Juliana Galdino, por exemplo, atriz do Centro de Pesquisa Teatral (CPT) por muitos anos, participou de tragédias como Medeia I e Medeia II (ganhou o Prêmio Shell de melhor atriz com as duas) e Antígona, com direção de Antunes Filho. A relação do encenador com as tragédias é um dos tópicos do livro de Gilson Motta. Depois de 50 anos de teatro, em 1999, Antunes encenou quatro espetáculos com autores gregos.

Antunes Filho montou Medeia I e Medeia II

Expedito Araújo lembra outra montagem que também foi estudada por Motta – Oresteia, o canto do bode, do Grupo Folias D’Arte, de São Paulo. “Não basta montar um espetáculo. O teatro está para além do espetáculo.

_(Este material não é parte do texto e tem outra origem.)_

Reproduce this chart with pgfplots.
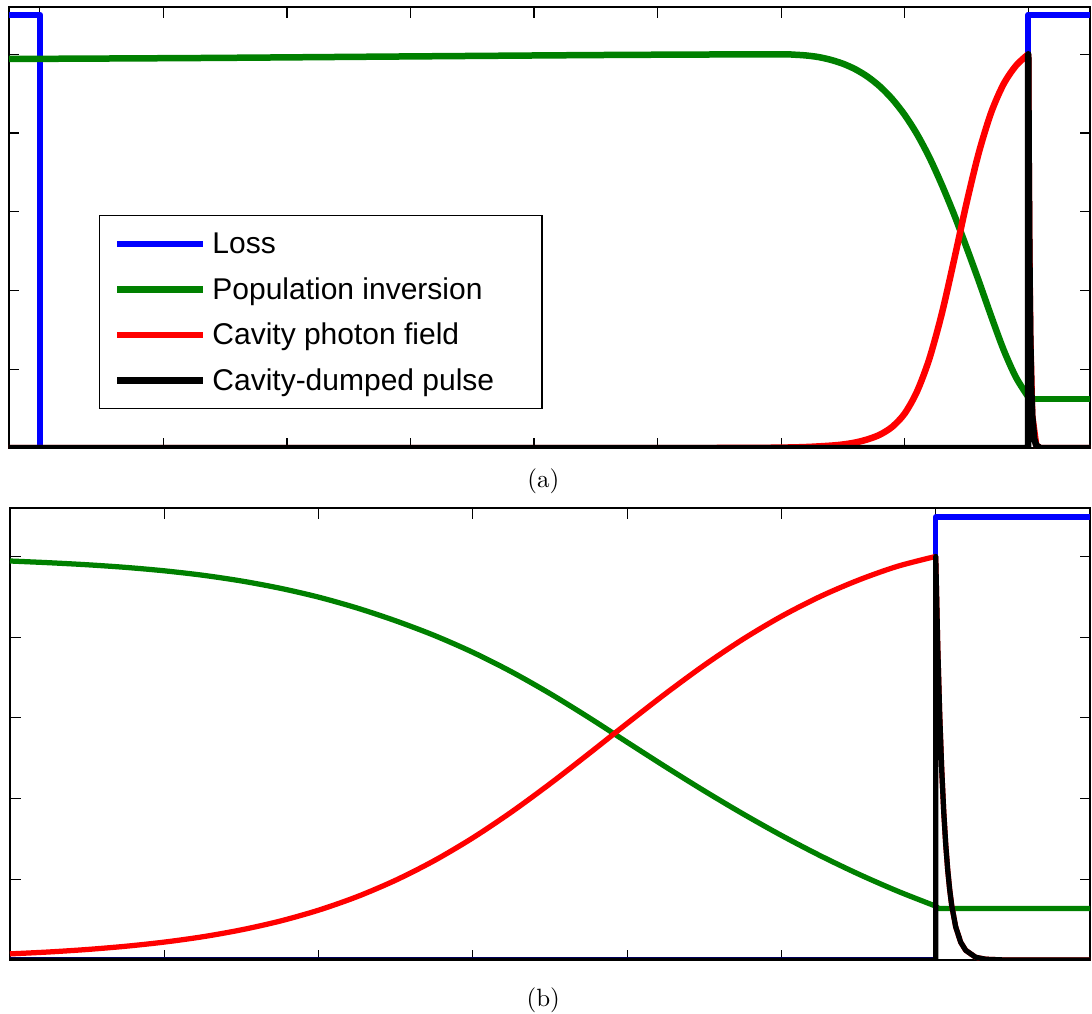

Em Oresteia, o grupo nos transporta para outra dimensão, que toma conta da gente”, avalia.

Debate Vivo EnCena – O trágico na contemporaneidade
Quando: Sábado, das 17h às 18h30
Quando: Teatro de Santa Isabel (Praça da República, s/n, Santo Antônio)
Quanto: Entrada franca. Os ingressos podem ser retirados com uma hora de antecedência na bilheteria do teatro
Informações: (81) 3355-3323

Antígona, direção de Antunes Filho, montagem de 2005

Rede Vivo EnCena

Desde o ano passado, Pernambuco é um dos estados membros da rede Vivo EnCena. Já existem vários projetos na agulha, tanto para a capital pernambucana quanto para o interior. No mês de fevereiro, por exemplo, um grupo de Lagoa do Carro, a 61 km do Recife, recebeu uma oficina do diretor Felipe Vidal. Houve também um workshop em Limoeiro – local que deve virar foco de ações do projeto. Certamente, acontecerão lá algumas ações com o grupo Ponto de Partida, de Barbacena, Minas Gerais. Eles vem para apresentar dois espetáculos: um infantil e outro adulto – Travessia.

Expedito Araújo, curador do Vivo EnCena, tem muitas ideias para Pernambuco

Ainda no primeiro semestre, Recife receberá um desdobramento do festival Horizontes Urbanos, que acontece em Belo Horizonte. “Teremos apresentações e oficinas. Há sempre uma ideia de troca, de intercâmbio”, conta Expedito Araújo, curador do Vivo EnCena.

Já no segundo semestre, deve ser realizada também uma segunda edição do seminário A sociedade em rede e o teatro (a primeira foi ano passado). “Os grandes protagonistas serão os artistas desta região e de outras, que estão fazendo, criando caminhos. Que estão ligados ao pioneirismo e empreendedorismo”, explica o curador. Também virá ao Recife uma montagem que ainda está em ensaio: Razões para ser bonita, texto de Neil Labute, com Ingrid Guimarães. É quando teremos uma nova edição dos debates Vivo EnCena.

Curitiba – Nos dias 30, 31 e 1º de abril, os debates Vivo EnCena serão realizados no Festival de Curitiba. Diretores, artistas, especialistas em economia criativa, sustentabilidade, vão discutir a mostra paralela Fringe. Neste ano, serão 368 espetáculos participando da Fringe. Pernambuco estará na mostra oficial de Curitiba com as peças Essa febre que não passa, do Coletivo Angu de Teatro, e Aquilo que meu olhar guardou para você, do Magiluth. Esse último participará também da Fringe com 1 Torto e O canto de Gregório.